At the same time, the virtual world makes it easier to read into things – and then maybe to become just a little less confident in our interactions. After all, when Zoom exchanges are stilted (even miniscule audio/visual sync issues causing a pregnant pause or two, the tentative turn-taking and inadvertent overlaps in a group setting, a fraught WIFI connection, etc.) misinterpretations and toe-steppings are bound to occur.

With all this in place in our more physically-distanced world – listening well and upping our verbal communication efforts is more important than ever. Harking back to my psychotherapy days (“tell me how you feeeel?”) explicitly checking in is key. Addressing overtly what you think you’re noticing even if you don’t know for sure what exactly it is you are noticing can help. For instance, something simple like, “It seems you’re feeling hesitant about this,” gives the other person permission to confirm, deny, and/or more fully qualify, as in, “No – not exactly hesitant, I’m feeling ______because ______.”

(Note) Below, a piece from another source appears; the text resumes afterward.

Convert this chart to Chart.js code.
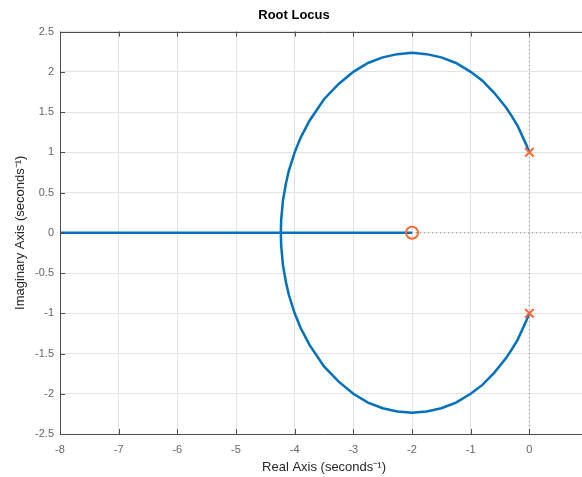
<!DOCTYPE html>
<html>
<head>
<meta charset="utf-8">
<script src="https://cdn.jsdelivr.net/npm/chart.js@4/dist/chart.umd.min.js"></script>
<style>
  html, body { margin: 0; padding: 0; overflow: hidden; background: #fff; }
  #wrap { width: 600px; height: 477px; }
</style>
</head>
<body>
<div id="wrap"><canvas id="chart1"></canvas></div>
<script>
// valores
var realX = [-8, -2];
var realY = [0, 0];

var upperX = [0, -0.05, -0.1, -0.2, -0.3, -0.4, -0.6, -0.8, -1.0, -1.25, -1.5, -1.75, -2.0, -2.25, -2.5, -2.75, -3.0, -3.25, -3.5, -3.75, -3.9, -4.0, -4.1, -4.15, -4.2, -4.23, -4.236];
var upperY = [1.0, 1.09, 1.17, 1.33, 1.45, 1.56, 1.74, 1.89, 2.0, 2.11, 2.18, 2.22, 2.236, 2.22, 2.18, 2.11, 2.0, 1.85, 1.66, 1.39, 1.18, 1.0, 0.77, 0.61, 0.4, 0.16, 0];

var lowerX = [0, -0.05, -0.1, -0.2, -0.3, -0.4, -0.6, -0.8, -1.0, -1.25, -1.5, -1.75, -2.0, -2.25, -2.5, -2.75, -3.0, -3.25, -3.5, -3.75, -3.9, -4.0, -4.1, -4.15, -4.2, -4.23, -4.236];
var lowerY = [-1.0, -1.09, -1.17, -1.33, -1.45, -1.56, -1.74, -1.89, -2.0, -2.11, -2.18, -2.22, -2.236, -2.22, -2.18, -2.11, -2.0, -1.85, -1.66, -1.39, -1.18, -1.0, -0.77, -0.61, -0.4, -0.16, 0];

var zerosX = [-2];
var zerosY = [0];
var polesX = [0, 0];
var polesY = [1, -1];

var xTicks = [-8, -7, -6, -5, -4, -3, -2, -1, 0];
var yTicks = [-2.5, -2, -1.5, -1, -0.5, 0, 0.5, 1, 1.5, 2, 2.5];

function pts(xs, ys) {
  return xs.map(function (x, i) { return { x: x, y: ys[i] }; });
}

var blue = '#0072BD';
var orange = '#FF6A33';
var fontFam = 'Liberation Sans, Arial, sans-serif';

// caixa e marcas internas estilo MATLAB
var boxPlugin = {
  id: 'box',
  afterDraw: function (chart) {
    var ctx = chart.ctx, a = chart.chartArea;
    var xs = chart.scales.x, ys = chart.scales.y;
    ctx.save();
    ctx.strokeStyle = '#4d4d4d';
    ctx.lineWidth = 1;
    ctx.beginPath();
    ctx.rect(Math.round(a.left) + 0.5, Math.round(a.top) + 0.5, Math.round(a.right - a.left), Math.round(a.bottom - a.top));
    xTicks.forEach(function (t) {
      var px = Math.round(xs.getPixelForValue(t)) + 0.5;
      ctx.moveTo(px, a.bottom); ctx.lineTo(px, a.bottom - 5);
      ctx.moveTo(px, a.top); ctx.lineTo(px, a.top + 5);
    });
    yTicks.forEach(function (t) {
      var py = Math.round(ys.getPixelForValue(t)) + 0.5;
      ctx.moveTo(a.left, py); ctx.lineTo(a.left + 5, py);
      ctx.moveTo(a.right, py); ctx.lineTo(a.right - 5, py);
    });
    ctx.stroke();
    ctx.restore();
  }
};

var ctx1 = document.getElementById('chart1').getContext('2d');
var chart1 = new Chart(ctx1, {
  type: 'scatter',
  data: {
    datasets: [
      {
        data: pts([0, 0], [-2.5, 2.5]), showLine: true, borderColor: '#8c8c8c',
        borderWidth: 1, borderDash: [1, 3], pointRadius: 0, order: 5
      },
      {
        data: pts([-8, 1], [0, 0]), showLine: true, borderColor: '#8c8c8c',
        borderWidth: 1, borderDash: [1, 3], pointRadius: 0, order: 5
      },
      {
        data: pts(realX, realY), showLine: true, borderColor: blue,
        borderWidth: 2.5, pointRadius: 0, order: 2
      },
      {
        data: pts(upperX, upperY), showLine: true, borderColor: blue,
        borderWidth: 2.5, pointRadius: 0, order: 2
      },
      {
        data: pts(lowerX, lowerY), showLine: true, borderColor: blue,
        borderWidth: 2.5, pointRadius: 0, order: 2
      },
      {
        data: pts(zerosX, zerosY), pointStyle: 'circle', pointRadius: 6,
        borderColor: orange, backgroundColor: 'rgba(0,0,0,0)', pointBorderWidth: 2, order: 0
      },
      {
        data: pts(polesX, polesY), pointStyle: 'crossRot', pointRadius: 6,
        borderColor: orange, pointBorderWidth: 2, order: 0
      }
    ]
  },
  options: {
    responsive: true,
    maintainAspectRatio: false,
    animation: false,
    layout: { padding: { left: 0, right: 12, top: 0, bottom: 0 } },
    plugins: {
      legend: { display: false },
      tooltip: { enabled: false },
      title: {
        display: true,
        text: 'Root Locus',
        color: '#000',
        font: { family: fontFam, size: 13, weight: 'bold' },
        padding: { top: 8, bottom: 8 }
      }
    },
    scales: {
      x: {
        type: 'linear',
        min: -8, max: 1,
        afterFit: function (s) { s.height = 43; },
        afterBuildTicks: function (s) { s.ticks = xTicks.map(function (v) { return { value: v }; }); },
        grid: { color: '#e3e3e3', drawTicks: false },
        border: { display: false },
        ticks: {
          color: '#666666', padding: 9,
          font: { family: fontFam, size: 11 },
          callback: function (v) { return String(v); }
        },
        title: {
          display: true, text: 'Real Axis (seconds\u207B\u00B9)', color: '#262626',
          font: { family: fontFam, size: 13 },
          padding: { top: 3, bottom: 2 }
        }
      },
      y: {
        type: 'linear',
        min: -2.5, max: 2.5,
        afterFit: function (s) { s.width = 60; },
        afterBuildTicks: function (s) { s.ticks = yTicks.map(function (v) { return { value: v }; }); },
        grid: { color: '#e3e3e3', drawTicks: false },
        border: { display: false },
        ticks: {
          color: '#666666', padding: 6,
          font: { family: fontFam, size: 11 },
          callback: function (v) { return String(v); }
        },
        title: {
          display: true, text: 'Imaginary Axis (seconds\u207B\u00B9)', color: '#262626',
          font: { family: fontFam, size: 13 },
          padding: { top: 13, bottom: 0 }
        }
      }
    }
  },
  plugins: [boxPlugin]
});
</script>
</body>
</html>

Being intentional and upfront at the get-go can go a long way to raise possible current or potential awkward exchanges – and will model and set-up expectations about open communication.

A reminder that these old-fashioned communication tips can help even more now during our new virtual times:

  • Be present
  • Listen actively and paraphrase what you think you’re hearing
  • Listen more
  • Take notes
  • More listening
  • Avoid guessing
  • Be clear and simple with your messages and information
  • Stay away from jargon, technical terms, and acronyms
  • Keep an open mind and stay clear of defensiveness/manage your emotions
  • Welcome feedback, both positive and negative
  • Be respectful and kind
  • Always keep others’ POV in mind, express it, empathize with it
  • Follow up in a timely manner and deliver what you promise

Good luck and keep your sense of humor in 2D and beyond!